• [Objective]:
Start at the top of the records and, please, print each line exactly through the line that contains "-0.84,-0.68,-0.80,-0.72,-0.80,-0.57,-0.84,-0.68,-0.87];", leaving out all pictures.

• [Supplied material]:
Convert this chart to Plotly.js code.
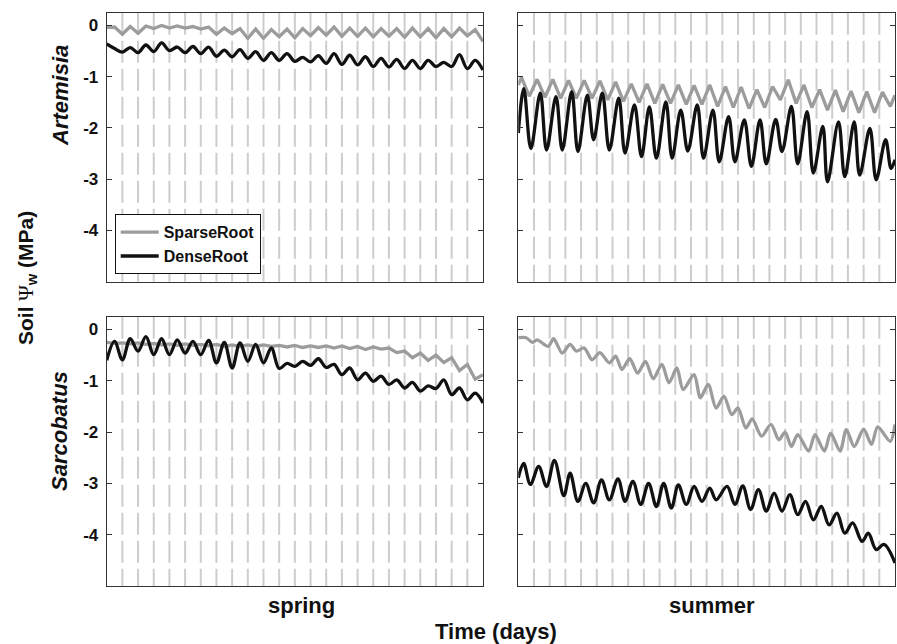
<!DOCTYPE html>
<html>
<head>
<meta charset="utf-8">
<script src="https://cdn.plot.ly/plotly-3.0.1.min.js"></script>
<style>html,body{margin:0;padding:0;background:#fff;}#chart{width:897px;height:644px;}</style>
</head>
<body>
<div id="chart"></div>
<script>
// ---------------- data ----------------
const seriesNames = ['SparseRoot', 'DenseRoot'];
const rowLabels = ['Artemisia', 'Sarcobatus'];
const colLabels = ['spring', 'summer'];
const yTickVals = [0, -1, -2, -3, -4];
const yTickText = ['0', '-1', '-2', '-3', '-4'];
const dayMarks = [1,2,3,4,5,6,7,8,9,10,11,12,13,14,15,16,17,18,19,20,21,22,23];

// half-day time grid (days)
const halfDays = [0,0.5,1,1.5,2,2.5,3,3.5,4,4.5,5,5.5,6,6.5,7,7.5,8,8.5,9,9.5,10,10.5,11,11.5,12,12.5,13,13.5,14,14.5,15,15.5,16,16.5,17,17.5,18,18.5,19,19.5,20,20.5,21,21.5,22,22.5,23,23.5,24];

// Artemisia, spring
const artSpringSparse = [-0.04,-0.03,-0.17,-0.02,-0.15,-0.01,-0.06,0.0,-0.05,-0.01,
  -0.05,-0.02,-0.07,-0.03,-0.17,-0.05,-0.16,-0.06,-0.25,-0.07,
  -0.25,-0.08,-0.22,-0.07,-0.24,-0.06,-0.2,-0.04,-0.19,-0.03,
  -0.21,-0.05,-0.21,-0.05,-0.22,-0.06,-0.21,-0.06,-0.23,-0.05,
  -0.22,-0.06,-0.24,-0.06,-0.22,-0.05,-0.2,-0.08,-0.31];
const artSpringDense = [-0.36,-0.45,-0.52,-0.43,-0.53,-0.38,-0.51,-0.34,-0.49,-0.42,
  -0.53,-0.41,-0.55,-0.42,-0.60,-0.48,-0.61,-0.47,-0.64,-0.51,
  -0.68,-0.53,-0.68,-0.55,-0.70,-0.62,-0.71,-0.59,-0.74,-0.55,
  -0.76,-0.58,-0.77,-0.61,-0.80,-0.64,-0.81,-0.66,-0.84,-0.68,
  -0.84,-0.68,-0.80,-0.72,-0.80,-0.57,-0.84,-0.68,-0.87];

// Artemisia, summer
const artSummerSparseT = [0,0.2,0.7,1.2,1.7,2.2,2.7,3.2,3.7,4.2,4.7,5.2,5.7,6.2,6.7,7.2,7.7,8.2,8.7,9.2,9.7,10.2,10.7,11.2,11.7,12.2,12.7,13.2,13.7,14.2,14.7,15.2,15.7,16.2,16.7,17.2,17.7,18.2,18.7,19.2,19.7,20.2,20.7,21.2,21.7,22.2,22.7,23.2,23.7,24];
const artSummerSparse = [-1.16,-1.01,-1.38,-1.05,-1.40,-1.05,-1.42,-1.07,-1.42,-1.07,
  -1.42,-1.08,-1.45,-1.10,-1.48,-1.14,-1.50,-1.14,-1.52,-1.15,
  -1.52,-1.16,-1.54,-1.17,-1.54,-1.16,-1.58,-1.19,-1.60,-1.20,
  -1.62,-1.25,-1.60,-1.19,-1.45,-1.06,-1.52,-1.16,-1.60,-1.25,
  -1.65,-1.26,-1.68,-1.28,-1.70,-1.29,-1.70,-1.30,-1.58,-1.36];
const artSummerDenseT = [0,0.35,0.8,1.4,1.8,2.4,2.8,3.4,3.8,4.4,4.8,5.35,5.8,6.4,6.8,7.4,7.85,8.35,8.8,9.4,9.8,10.35,10.8,11.4,11.8,12.4,12.8,13.4,13.8,14.4,14.85,15.4,15.8,16.4,16.8,17.4,17.8,18.4,18.8,19.4,19.7,20.4,20.8,21.4,21.75,22.4,22.8,23.4,23.75,24];
const artSummerDense = [-2.10,-1.23,-2.40,-1.32,-2.43,-1.39,-2.43,-1.29,-2.46,-1.36,
  -2.23,-1.32,-2.43,-1.42,-2.49,-1.55,-2.56,-1.59,-2.59,-1.49,
  -2.59,-1.65,-2.45,-1.55,-2.59,-1.65,-2.66,-1.78,-2.66,-1.84,
  -2.75,-1.84,-2.70,-1.83,-2.46,-1.58,-2.70,-1.68,-2.88,-1.97,
  -3.05,-1.88,-2.95,-1.88,-2.92,-2.01,-3.01,-2.23,-2.79,-2.62];

// Sarcobatus, spring
const sarSpringSparse = [-0.25,-0.27,-0.26,-0.28,-0.26,-0.29,-0.27,-0.30,-0.28,-0.31,
  -0.28,-0.31,-0.29,-0.32,-0.29,-0.33,-0.30,-0.33,-0.30,-0.33,
  -0.30,-0.33,-0.31,-0.34,-0.31,-0.35,-0.32,-0.35,-0.32,-0.36,
  -0.32,-0.37,-0.33,-0.39,-0.34,-0.38,-0.36,-0.45,-0.42,-0.55,
  -0.46,-0.60,-0.50,-0.64,-0.55,-0.80,-0.68,-0.97,-0.88];
const sarSpringDense = [-0.60,-0.23,-0.59,-0.18,-0.42,-0.14,-0.49,-0.18,-0.49,-0.20,
  -0.46,-0.23,-0.49,-0.21,-0.65,-0.25,-0.75,-0.26,-0.62,-0.29,
  -0.65,-0.36,-0.76,-0.66,-0.72,-0.62,-0.70,-0.57,-0.74,-0.68,
  -0.88,-0.75,-0.98,-0.85,-1.01,-0.91,-1.07,-0.98,-1.14,-1.03,
  -1.20,-1.10,-1.15,-0.98,-1.27,-1.14,-1.37,-1.24,-1.43];

// Sarcobatus, summer
const sarSummerSparseT = [0,0.5,0.9,1.2,1.9,2.25,2.8,3.3,3.7,4.2,4.7,5.2,5.8,6.2,6.6,7.1,7.6,8.1,8.6,9.15,9.6,10.1,10.5,11.2,11.6,12.1,12.6,13.1,13.6,14.0,14.5,14.9,15.5,16.1,16.6,17.0,17.4,17.8,18.5,18.9,19.5,19.9,20.5,20.9,21.4,22.0,22.5,22.9,23.7,24];
const sarSummerSparse = [-0.16,-0.16,-0.25,-0.20,-0.33,-0.18,-0.46,-0.29,-0.42,-0.36,
  -0.59,-0.45,-0.65,-0.52,-0.78,-0.57,-0.85,-0.62,-0.96,-0.68,
  -1.04,-0.75,-1.17,-0.88,-1.33,-1.07,-1.53,-1.30,-1.66,-1.53,
  -1.92,-1.74,-2.08,-1.85,-2.15,-2.00,-2.28,-2.05,-2.37,-2.05,
  -2.37,-2.02,-2.37,-1.95,-2.28,-1.94,-2.24,-1.90,-2.18,-1.85];
const sarSummerDenseT = [0,0.34,0.77,1.3,1.8,2.3,2.9,3.3,3.8,4.3,4.8,5.3,5.8,6.35,6.8,7.3,7.8,8.3,8.8,9.26,9.75,10.2,10.7,11.2,11.7,12.2,12.6,13.3,13.8,14.3,14.8,15.3,15.8,16.3,16.8,17.3,17.8,18.3,18.8,19.3,19.8,20.3,20.8,21.3,21.9,22.3,22.8,23.3,24];
const sarSummerDense = [-2.89,-2.61,-3.02,-2.67,-3.06,-2.55,-3.24,-2.80,-3.35,-3.00,
  -3.38,-2.93,-3.32,-2.91,-3.35,-2.96,-3.41,-3.00,-3.45,-3.00,
  -3.48,-3.03,-3.41,-3.06,-3.35,-3.09,-3.32,-3.06,-3.41,-3.05,
  -3.51,-3.12,-3.54,-3.19,-3.54,-3.22,-3.61,-3.35,-3.71,-3.45,
  -3.81,-3.58,-3.97,-3.77,-4.13,-3.97,-4.29,-4.19,-4.55];

// ---------------- styling ----------------
const FONT = 'Liberation Sans, Arial, Helvetica, sans-serif';
const GRAY = '#9c9c9c';
const BLACK = '#111111';
const AXC = '#333333';
const W = 897, H = 644;

function sparse(x, y, xa, ya, shape, show) {
  return {type:'scatter', mode:'lines', x:x, y:y, xaxis:xa, yaxis:ya, name:seriesNames[0],
    showlegend:!!show, line:{color:GRAY, width:3.3, shape:shape, smoothing:0.8}, hoverinfo:'skip'};
}
function dense(x, y, xa, ya, show) {
  return {type:'scatter', mode:'lines', x:x, y:y, xaxis:xa, yaxis:ya, name:seriesNames[1],
    showlegend:!!show, line:{color:BLACK, width:3.3, shape:'spline', smoothing:1}, hoverinfo:'skip'};
}

const traces = [
  sparse(halfDays, artSpringSparse, 'x', 'y', 'linear', true),
  dense(halfDays, artSpringDense, 'x', 'y', true),
  sparse(artSummerSparseT, artSummerSparse, 'x2', 'y2', 'linear', false),
  dense(artSummerDenseT, artSummerDense, 'x2', 'y2', false),
  sparse(halfDays, sarSpringSparse, 'x3', 'y3', 'linear', false),
  dense(halfDays, sarSpringDense, 'x3', 'y3', false),
  sparse(sarSummerSparseT, sarSummerSparse, 'x4', 'y4', 'spline', false),
  dense(sarSummerDenseT, sarSummerDense, 'x4', 'y4', false)
];

const YR = [-5, 0.25];
const XR = [0, 24];
const colDom = [[106.7/W, 483/W], [518.3/W, 895/W]];
const rowDom = [[1-281.7/H, 1-12.7/H], [1-586/H, 1-316.7/H]];

function xax(dom, anchor) {
  return {domain:dom, anchor:anchor, range:XR, showticklabels:false, ticks:'', showgrid:false,
    zeroline:false, showline:true, mirror:true, linecolor:AXC, linewidth:1, fixedrange:true};
}
function yax(dom, anchor, labels) {
  return {domain:dom, anchor:anchor, range:YR, tickvals:yTickVals, ticktext:yTickText,
    showticklabels:labels, ticks:'inside', ticklen:5, tickwidth:1, tickcolor:AXC,
    showgrid:false, zeroline:false, showline:true, mirror:'ticks', linecolor:AXC, linewidth:1,
    tickfont:{family:FONT, size:17, color:'#111', weight:'bold'}, ticklabelstandoff:4, fixedrange:true};
}

const shapes = [];
[['x','y'],['x2','y2'],['x3','y3'],['x4','y4']].forEach(([xa, ya]) => {
  dayMarks.forEach(d => {
    shapes.push({type:'line', xref:xa, yref:ya, x0:d, x1:d, y0:YR[1], y1:YR[0], layer:'below',
      line:{color:'#cdcdcd', width:2, dash:'22px,6px'}});
  });
});

const annFont = {family:FONT, size:22, color:'#111', weight:'bold'};
function ann(text, px, py, angle, font) {
  return {text:text, xref:'paper', yref:'paper', x:px/W, y:1-py/H, xanchor:'center', yanchor:'middle',
    textangle:angle, showarrow:false, font:font};
}
const annotations = [
  ann('Soil <span style="font-family:Liberation Serif;font-weight:normal">Ψ</span><sub>w</sub> (MPa)', 27, 278, -90,
      {family:FONT, size:21, color:'#111', weight:'bold'}),
  ann(rowLabels[0], 60, 96, -90, Object.assign({}, annFont, {style:'italic'})),
  ann(rowLabels[1], 59, 431, -90, Object.assign({}, annFont, {style:'italic'})),
  ann(colLabels[0], 301, 605, 0, annFont),
  ann(colLabels[1], 712, 605, 0, annFont),
  ann('Time (days)', 495.5, 631, 0, annFont)
];

const layout = {
  width:W, height:H, margin:{l:0, r:0, t:0, b:0},
  paper_bgcolor:'#ffffff', plot_bgcolor:'#ffffff',
  font:{family:FONT, color:'#111'},
  xaxis:xax(colDom[0], 'y'), yaxis:yax(rowDom[0], 'x', true),
  xaxis2:xax(colDom[1], 'y2'), yaxis2:yax(rowDom[0], 'x2', false),
  xaxis3:xax(colDom[0], 'y3'), yaxis3:yax(rowDom[1], 'x3', true),
  xaxis4:xax(colDom[1], 'y4'), yaxis4:yax(rowDom[1], 'x4', false),
  showlegend:true,
  legend:{x:114.7/W, y:1-214.3/H, xanchor:'left', yanchor:'top', bgcolor:'#ffffff',
    bordercolor:'#111', borderwidth:1, font:{family:FONT, size:16, color:'#111', weight:'bold'},
    traceorder:'normal', tracegroupgap:0, itemwidth:38},
  shapes:shapes, annotations:annotations
};

Plotly.newPlot('chart', traces, layout, {staticPlot:true, displayModeBar:false});
</script>
</body>
</html>
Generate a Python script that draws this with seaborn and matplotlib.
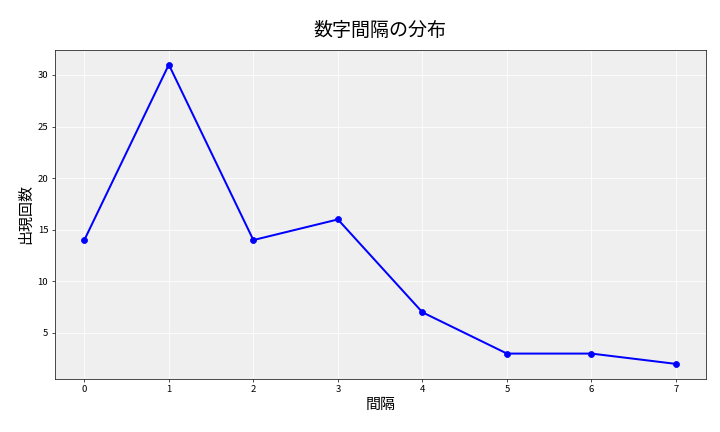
import matplotlib
matplotlib.use('Agg')
import matplotlib.pyplot as plt
import seaborn as sns
import pandas as pd

# データ
intervals = [0, 1, 2, 3, 4, 5, 6, 7]
counts = [14, 31, 14, 16, 7, 3, 3, 2]

sns.set_style('darkgrid', {'axes.facecolor': '#efefef', 'grid.color': 'white',
                           'axes.edgecolor': '#222222', 'axes.linewidth': 1.0,
                           'text.color': 'black', 'axes.labelcolor': 'black',
                           'xtick.color': 'black', 'ytick.color': 'black'})
plt.rcParams['font.family'] = ['Noto Sans CJK JP', 'DejaVu Sans']

df = pd.DataFrame({'間隔': intervals, '出現回数': counts})

fig, ax = plt.subplots(figsize=(10, 6), dpi=72)
sns.lineplot(data=df, x='間隔', y='出現回数', ax=ax, color='blue',
             marker='o', markersize=6, markeredgecolor='blue', linewidth=2)

ax.set_title('数字間隔の分布', fontsize=19, fontweight='normal', pad=14)
ax.set_xlabel('間隔', fontsize=15)
ax.set_ylabel('出現回数', fontsize=15)
ax.tick_params(labelsize=9.5, length=3, color='#222222', left=True, bottom=True)
ax.set_xticks(intervals)

fig.subplots_adjust(left=0.076, right=0.98, top=0.885, bottom=0.123)
fig.savefig('out.png', dpi=72)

• [Solved problem]:
Convert this chart to Plotly.js code.
<!DOCTYPE html>
<html>
<head>
<meta charset="utf-8">
<script src="https://cdn.plot.ly/plotly-3.0.1.min.js"></script>
<style>html,body{margin:0;padding:0;background:#fff;}#chart{width:897px;height:644px;}</style>
</head>
<body>
<div id="chart"></div>
<script>
// ---------------- data ----------------
const seriesNames = ['SparseRoot', 'DenseRoot'];
const rowLabels = ['Artemisia', 'Sarcobatus'];
const colLabels = ['spring', 'summer'];
const yTickVals = [0, -1, -2, -3, -4];
const yTickText = ['0', '-1', '-2', '-3', '-4'];
const dayMarks = [1,2,3,4,5,6,7,8,9,10,11,12,13,14,15,16,17,18,19,20,21,22,23];

// half-day time grid (days)
const halfDays = [0,0.5,1,1.5,2,2.5,3,3.5,4,4.5,5,5.5,6,6.5,7,7.5,8,8.5,9,9.5,10,10.5,11,11.5,12,12.5,13,13.5,14,14.5,15,15.5,16,16.5,17,17.5,18,18.5,19,19.5,20,20.5,21,21.5,22,22.5,23,23.5,24];

// Artemisia, spring
const artSpringSparse = [-0.04,-0.03,-0.17,-0.02,-0.15,-0.01,-0.06,0.0,-0.05,-0.01,
  -0.05,-0.02,-0.07,-0.03,-0.17,-0.05,-0.16,-0.06,-0.25,-0.07,
  -0.25,-0.08,-0.22,-0.07,-0.24,-0.06,-0.2,-0.04,-0.19,-0.03,
  -0.21,-0.05,-0.21,-0.05,-0.22,-0.06,-0.21,-0.06,-0.23,-0.05,
  -0.22,-0.06,-0.24,-0.06,-0.22,-0.05,-0.2,-0.08,-0.31];
const artSpringDense = [-0.36,-0.45,-0.52,-0.43,-0.53,-0.38,-0.51,-0.34,-0.49,-0.42,
  -0.53,-0.41,-0.55,-0.42,-0.60,-0.48,-0.61,-0.47,-0.64,-0.51,
  -0.68,-0.53,-0.68,-0.55,-0.70,-0.62,-0.71,-0.59,-0.74,-0.55,
  -0.76,-0.58,-0.77,-0.61,-0.80,-0.64,-0.81,-0.66,-0.84,-0.68,
  -0.84,-0.68,-0.80,-0.72,-0.80,-0.57,-0.84,-0.68,-0.87];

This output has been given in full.